Apply job aborting with <1 granule size unable to allocate, ASMM on

oracleoracle-10g-r2

all

My team is trying to resolve an oracle issue we're seeing sporadically that is really causing us trouble.

We have an update process that imports .dmp files via a package that utilizes an Apply job to do so. (not our choice to implement it this way…)

The problem is, we're getting this apply job aborted with an error of 4031 unable to allocate <100 bytes (various values, usually from 60 to 90) from memory, with the shared pool marked as the culprit. ASMM is on. The server is provisioned ~500 MB of memory to run on (these are old Server 2003 environments so memory is in high demand). I am concerned about this error – it seems to me that the error should always report multiples of 4k, as that is our granule size, but perhaps I am mis-understanding the process of freeing up memory. I am also concerned that the server is not freeing up packages as needed.

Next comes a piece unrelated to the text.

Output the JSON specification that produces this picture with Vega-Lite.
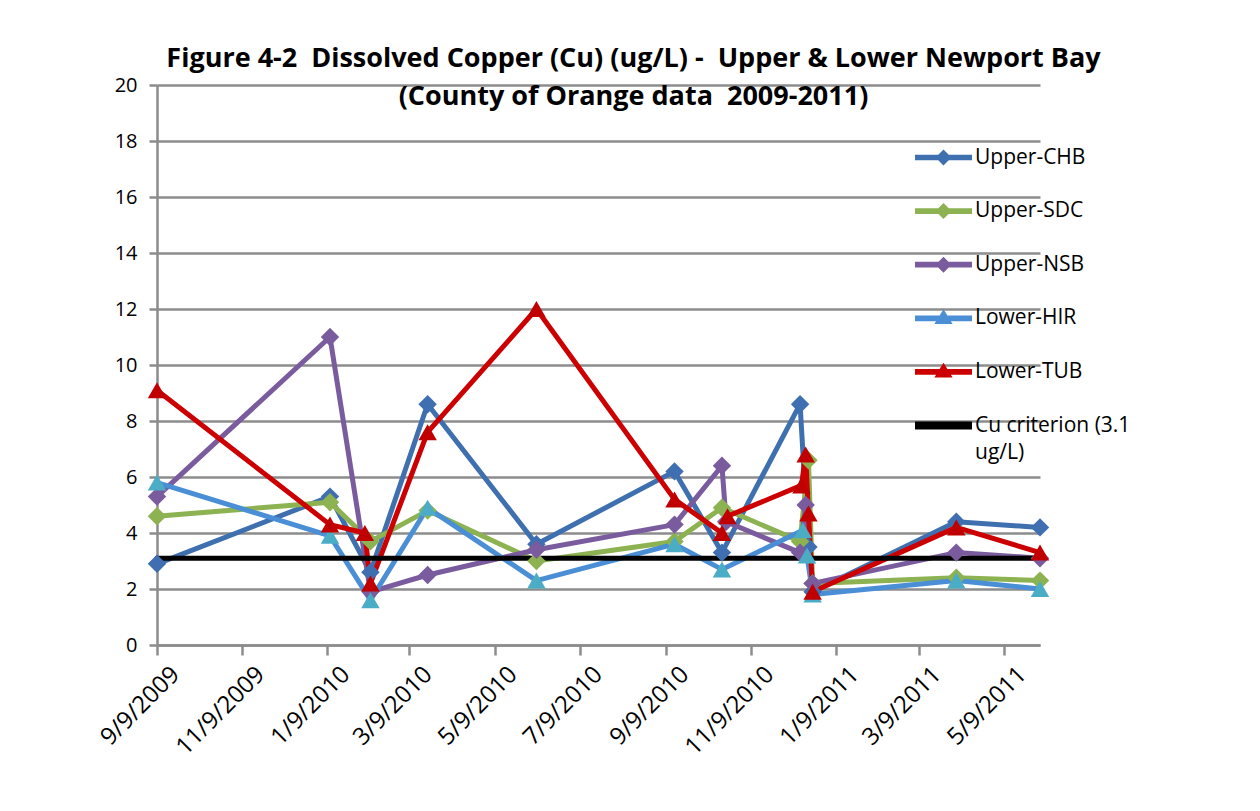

I believe that the fix is to use dbms_shared_pool.keep("PACKAGE NAME") to pin the package used to run the apply job, so that it never has to allocate the memory again, but we need to test this fix before we deploy it, for various organizational reasons. We also plan to allocate more memory to the oracle database. Setting the minimum size is not a solution, as we've seen this issue when the size of the pool is above the minimum, with ASMM on. We've also tried setting the sga maximum size to a higher value, and pinning the package in question, but again, with no way to reproduce the issue, it is a waiting game to see if it ever happens again.

Our main problem is in reliably reproducing the problem – even when disabling ASMM and setting the shared pool as small as possible, we're not able to reliably reproduce the issue. We've gotten the shared pool small enough that the web interface can't even pull image tags out of the database, or query the login information from the appropriate table, yet the apply job still runs reliably.

We do not have an in-house DBA so naturally we're probably missing some obvious steps.

This issue is present sporadically on 2-3 servers in a 8 server environment. These individual servers all see similar use by different groups. I am unclear as to why only some of the servers encounter this problem, but have not been able to identify any smoking gun cause.

I am hoping for input in either reliably avoiding this issue entirely, or in reliably forcing the shared pool to be unable to allocate bytes to this job, so that we can confirm these fixes actually work.

Please bear in mind that I have read most of the 4031 posts on SO at this point – this problem has been under investigation for weeks. It is likely NOT appropriate to mark this question as duplicate and direct me to another question – I've read it already. It did not answer my question.This is a cross post from plain old Stackoverflow

I have examined the trace files for one of the servers but it was less than enlightening – I am unsure of what to look for.

We've tried flushing the shared pool, but again, with no way to reproduce the issue it turns into an "wait and see" fix, which isn't the answer that our funder is really interested in.

Best Answer

This answer is based on the discussion had in the comments of the original question.

The primary cause of any ORA-4031 is that the shared pool is exhausted and is unable to allocate new connections to the database. This will cause the database to crash. I am not going to comment if the package that is running the import is just the last straw or if it is the entire problem, architecturally, I am just offering a workaround.

Due to the small nature of the server memory, space is extremely restricted. I would recommend assigning specific amounts of memory to the shared_pool_size parameter in the spfile and bumping up memory usage incrementally each time the issue occurs. This, of course, implies an increase to SGA_max_size and SGA_target_size. Initial sizing and increment size will be left for the author to discuss, but I'd imagine 50m jumps would be small enough to keep the server happy and also have reasonable chances of success to workaround the ORA-4031.

If memory of the server becomes exhausted before issues begin to resolve, then I would begin digging around the import package load to see if there are inefficiencies with how that procedure is using the shared_pool.